The second thing you can do is invest your money wisely so that the returns you earn are higher than inflation. What you need to understand at this point is that in an economy like India where growth is positive, or in other words the size of the economy is increasing, there is going to be some amount of inflation or price rise always. At the moment given the economic dimensions, it is safe to assume that 5%-6% annual inflation is normal for India.
Hence, the investment return you need to look for is at least higher than that after any tax liability is deducted. A bank fixed deposit, for example, pays you between 6%-7% per annum, post-tax it comes to anywhere between 4.2%-6.3% depending on your tax liability. This is clearly not enough to beat inflation and make your money grow.
What you must do is choose growth assets like equity which have the potential to deliver 10%-12% returns per annum over long investment periods of 7-10 years or more.
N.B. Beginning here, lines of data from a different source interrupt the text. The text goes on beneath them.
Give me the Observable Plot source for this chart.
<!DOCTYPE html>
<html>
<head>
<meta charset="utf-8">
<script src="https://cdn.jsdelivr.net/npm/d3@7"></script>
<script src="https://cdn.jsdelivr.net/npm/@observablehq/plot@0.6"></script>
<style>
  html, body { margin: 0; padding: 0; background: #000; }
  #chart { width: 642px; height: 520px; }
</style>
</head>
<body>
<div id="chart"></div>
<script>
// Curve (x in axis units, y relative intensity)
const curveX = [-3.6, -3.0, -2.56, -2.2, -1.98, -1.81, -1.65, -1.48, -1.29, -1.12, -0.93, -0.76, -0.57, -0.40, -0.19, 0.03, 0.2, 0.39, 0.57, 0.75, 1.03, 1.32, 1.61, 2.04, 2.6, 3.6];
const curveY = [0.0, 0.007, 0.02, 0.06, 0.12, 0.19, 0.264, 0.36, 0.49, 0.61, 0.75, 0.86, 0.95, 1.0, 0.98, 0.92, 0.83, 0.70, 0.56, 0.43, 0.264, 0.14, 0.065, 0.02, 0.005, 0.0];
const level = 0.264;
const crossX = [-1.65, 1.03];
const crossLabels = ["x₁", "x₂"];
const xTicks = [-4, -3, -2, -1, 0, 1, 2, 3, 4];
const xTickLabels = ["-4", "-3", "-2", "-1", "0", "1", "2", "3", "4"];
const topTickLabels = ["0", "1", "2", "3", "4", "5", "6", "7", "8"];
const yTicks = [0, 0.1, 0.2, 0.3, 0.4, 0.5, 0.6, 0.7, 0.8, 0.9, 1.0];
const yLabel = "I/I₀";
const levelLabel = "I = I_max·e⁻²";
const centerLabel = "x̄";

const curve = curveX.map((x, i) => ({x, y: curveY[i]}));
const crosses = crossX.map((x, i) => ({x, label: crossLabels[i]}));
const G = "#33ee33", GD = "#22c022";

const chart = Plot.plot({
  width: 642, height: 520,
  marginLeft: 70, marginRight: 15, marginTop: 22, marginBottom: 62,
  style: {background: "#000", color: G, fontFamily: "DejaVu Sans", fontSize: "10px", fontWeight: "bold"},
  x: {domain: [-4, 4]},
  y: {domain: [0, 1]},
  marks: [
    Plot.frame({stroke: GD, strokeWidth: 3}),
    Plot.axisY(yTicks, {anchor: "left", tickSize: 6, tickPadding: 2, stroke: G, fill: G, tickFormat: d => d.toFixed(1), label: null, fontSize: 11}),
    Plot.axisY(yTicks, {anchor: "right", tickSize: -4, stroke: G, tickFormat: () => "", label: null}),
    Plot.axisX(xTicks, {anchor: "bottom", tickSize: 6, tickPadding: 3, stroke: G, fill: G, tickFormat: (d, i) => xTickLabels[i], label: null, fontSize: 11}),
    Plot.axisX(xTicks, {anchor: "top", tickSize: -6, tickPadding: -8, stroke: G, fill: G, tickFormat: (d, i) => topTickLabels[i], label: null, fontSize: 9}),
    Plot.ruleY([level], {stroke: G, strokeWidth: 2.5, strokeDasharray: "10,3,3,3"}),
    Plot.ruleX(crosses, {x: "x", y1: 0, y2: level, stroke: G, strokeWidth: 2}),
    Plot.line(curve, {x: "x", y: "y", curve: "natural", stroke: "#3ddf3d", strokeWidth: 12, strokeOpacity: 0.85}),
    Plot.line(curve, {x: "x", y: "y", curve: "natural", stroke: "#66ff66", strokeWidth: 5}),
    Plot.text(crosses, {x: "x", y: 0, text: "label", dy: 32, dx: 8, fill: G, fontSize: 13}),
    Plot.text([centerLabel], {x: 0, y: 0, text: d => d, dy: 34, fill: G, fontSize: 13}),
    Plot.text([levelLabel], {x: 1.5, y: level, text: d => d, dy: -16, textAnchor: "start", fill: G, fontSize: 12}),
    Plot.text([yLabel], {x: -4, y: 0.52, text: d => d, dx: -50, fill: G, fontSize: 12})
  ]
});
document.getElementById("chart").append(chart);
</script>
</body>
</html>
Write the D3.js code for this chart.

This is a sure way to beat the damage that inflation does to your money. You needn’t go all out in equity from the start; start slow and build it up over the years. What you must do is start NOW!
While higher onion prices may not cause that big a dent in your household budget, education expenses increasing 10% a year is likely to cause you pain. Inflation impacts all of us equally, those of us smart about managing it through growth assets will be rewarded with real wealth creation in the years to come. Understand this all-important concept early and stand to gain forever!